**Listed entries**
···

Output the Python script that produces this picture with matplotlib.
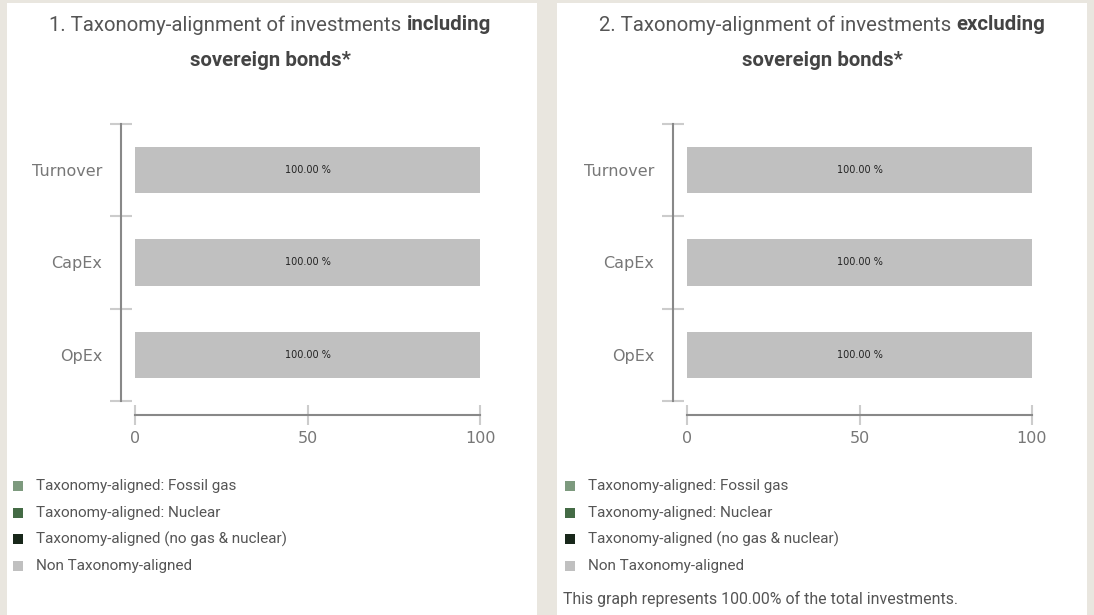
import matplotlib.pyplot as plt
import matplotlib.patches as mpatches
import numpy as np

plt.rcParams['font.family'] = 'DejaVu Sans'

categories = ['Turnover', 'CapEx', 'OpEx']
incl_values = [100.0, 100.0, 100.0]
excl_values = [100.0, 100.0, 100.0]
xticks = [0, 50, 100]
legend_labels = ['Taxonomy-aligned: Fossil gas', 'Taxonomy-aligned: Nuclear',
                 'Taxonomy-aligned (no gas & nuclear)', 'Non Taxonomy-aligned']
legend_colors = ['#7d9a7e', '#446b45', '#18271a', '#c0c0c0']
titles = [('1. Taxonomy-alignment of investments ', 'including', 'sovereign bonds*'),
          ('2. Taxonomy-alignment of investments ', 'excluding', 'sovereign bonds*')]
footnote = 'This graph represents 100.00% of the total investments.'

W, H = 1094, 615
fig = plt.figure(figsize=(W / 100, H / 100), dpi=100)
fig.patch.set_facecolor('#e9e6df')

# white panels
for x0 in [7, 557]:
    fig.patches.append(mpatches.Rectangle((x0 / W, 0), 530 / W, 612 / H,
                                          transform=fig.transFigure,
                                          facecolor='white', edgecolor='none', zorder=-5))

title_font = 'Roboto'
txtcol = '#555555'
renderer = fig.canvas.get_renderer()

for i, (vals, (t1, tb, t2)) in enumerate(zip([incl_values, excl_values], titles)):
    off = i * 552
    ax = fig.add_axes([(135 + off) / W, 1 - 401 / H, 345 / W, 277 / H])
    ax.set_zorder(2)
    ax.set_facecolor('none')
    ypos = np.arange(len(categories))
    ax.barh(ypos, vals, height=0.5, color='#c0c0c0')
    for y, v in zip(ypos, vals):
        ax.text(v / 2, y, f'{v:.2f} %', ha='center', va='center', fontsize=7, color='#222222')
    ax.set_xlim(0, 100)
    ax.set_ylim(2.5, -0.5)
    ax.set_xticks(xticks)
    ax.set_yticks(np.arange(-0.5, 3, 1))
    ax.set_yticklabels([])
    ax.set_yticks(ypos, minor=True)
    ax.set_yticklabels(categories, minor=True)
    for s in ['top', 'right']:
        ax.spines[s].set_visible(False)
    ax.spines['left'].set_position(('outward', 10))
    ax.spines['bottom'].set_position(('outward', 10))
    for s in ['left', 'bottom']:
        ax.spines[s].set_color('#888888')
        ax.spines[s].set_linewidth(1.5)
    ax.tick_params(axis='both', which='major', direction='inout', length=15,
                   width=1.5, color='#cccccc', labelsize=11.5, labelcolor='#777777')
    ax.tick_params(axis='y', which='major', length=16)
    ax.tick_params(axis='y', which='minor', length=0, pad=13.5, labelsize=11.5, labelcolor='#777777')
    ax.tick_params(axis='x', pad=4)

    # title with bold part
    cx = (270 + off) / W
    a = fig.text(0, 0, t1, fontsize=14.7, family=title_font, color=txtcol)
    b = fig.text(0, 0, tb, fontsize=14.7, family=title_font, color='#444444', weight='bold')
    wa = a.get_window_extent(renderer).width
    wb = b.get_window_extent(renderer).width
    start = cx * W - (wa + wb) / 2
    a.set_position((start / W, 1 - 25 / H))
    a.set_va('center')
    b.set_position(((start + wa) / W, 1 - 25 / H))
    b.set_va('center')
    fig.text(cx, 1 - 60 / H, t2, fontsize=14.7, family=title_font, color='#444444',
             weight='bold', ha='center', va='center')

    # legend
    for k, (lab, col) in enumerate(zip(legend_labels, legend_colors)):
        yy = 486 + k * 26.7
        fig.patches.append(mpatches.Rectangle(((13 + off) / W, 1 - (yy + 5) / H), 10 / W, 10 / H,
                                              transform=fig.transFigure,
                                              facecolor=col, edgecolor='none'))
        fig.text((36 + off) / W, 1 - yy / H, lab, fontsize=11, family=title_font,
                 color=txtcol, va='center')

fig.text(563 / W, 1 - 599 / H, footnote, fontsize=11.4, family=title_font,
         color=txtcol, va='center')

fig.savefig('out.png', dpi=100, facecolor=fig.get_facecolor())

···

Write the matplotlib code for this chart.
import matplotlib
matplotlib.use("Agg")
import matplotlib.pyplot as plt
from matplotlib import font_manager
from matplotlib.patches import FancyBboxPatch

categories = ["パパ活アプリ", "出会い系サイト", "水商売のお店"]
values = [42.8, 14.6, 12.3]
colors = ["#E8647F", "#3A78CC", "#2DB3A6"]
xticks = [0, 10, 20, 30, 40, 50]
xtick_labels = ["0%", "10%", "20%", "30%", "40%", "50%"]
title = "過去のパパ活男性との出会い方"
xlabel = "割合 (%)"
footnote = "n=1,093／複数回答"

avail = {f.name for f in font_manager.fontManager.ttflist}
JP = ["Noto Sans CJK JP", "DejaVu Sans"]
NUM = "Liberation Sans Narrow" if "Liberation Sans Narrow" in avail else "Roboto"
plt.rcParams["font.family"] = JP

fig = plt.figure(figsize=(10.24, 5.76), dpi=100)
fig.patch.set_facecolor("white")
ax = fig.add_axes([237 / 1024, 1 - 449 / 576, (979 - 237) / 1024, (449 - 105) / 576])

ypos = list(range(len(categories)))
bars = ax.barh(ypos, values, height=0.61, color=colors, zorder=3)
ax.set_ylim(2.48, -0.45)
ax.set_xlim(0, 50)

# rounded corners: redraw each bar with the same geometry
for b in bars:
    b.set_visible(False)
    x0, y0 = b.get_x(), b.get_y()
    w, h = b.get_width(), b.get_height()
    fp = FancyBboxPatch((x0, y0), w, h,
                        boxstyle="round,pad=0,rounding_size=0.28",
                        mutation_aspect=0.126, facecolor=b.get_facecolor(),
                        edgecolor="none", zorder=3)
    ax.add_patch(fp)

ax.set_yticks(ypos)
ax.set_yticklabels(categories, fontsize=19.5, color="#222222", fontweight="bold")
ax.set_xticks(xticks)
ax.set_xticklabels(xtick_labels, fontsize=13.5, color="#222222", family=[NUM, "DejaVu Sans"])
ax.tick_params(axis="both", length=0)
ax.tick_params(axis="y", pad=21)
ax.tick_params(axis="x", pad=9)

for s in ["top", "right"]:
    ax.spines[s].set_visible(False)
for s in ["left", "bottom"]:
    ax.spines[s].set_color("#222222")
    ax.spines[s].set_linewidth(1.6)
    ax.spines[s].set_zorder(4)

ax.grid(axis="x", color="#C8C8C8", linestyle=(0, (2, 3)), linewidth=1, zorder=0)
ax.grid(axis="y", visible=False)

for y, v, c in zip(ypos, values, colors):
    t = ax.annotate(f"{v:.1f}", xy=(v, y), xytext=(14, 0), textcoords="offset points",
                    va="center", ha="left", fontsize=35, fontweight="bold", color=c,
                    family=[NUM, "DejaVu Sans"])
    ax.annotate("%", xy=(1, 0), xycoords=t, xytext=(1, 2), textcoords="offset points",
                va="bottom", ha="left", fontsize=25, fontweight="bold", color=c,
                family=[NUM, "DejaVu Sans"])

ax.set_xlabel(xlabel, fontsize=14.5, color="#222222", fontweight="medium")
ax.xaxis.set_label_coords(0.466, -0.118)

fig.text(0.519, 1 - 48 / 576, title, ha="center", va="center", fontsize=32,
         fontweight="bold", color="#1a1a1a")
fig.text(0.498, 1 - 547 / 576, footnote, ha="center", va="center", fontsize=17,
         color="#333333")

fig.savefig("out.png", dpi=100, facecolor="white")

···

**Direction**
Copy exactly the part of the material above that opens with the line containing "Output the Python" and closes with the line containing "plt.rcParams['font.family'] = 'DejaVu Sans'", ends included. Drop the images.

**Task result**
Output the Python script that produces this picture with matplotlib.
import matplotlib.pyplot as plt
import matplotlib.patches as mpatches
import numpy as np

plt.rcParams['font.family'] = 'DejaVu Sans'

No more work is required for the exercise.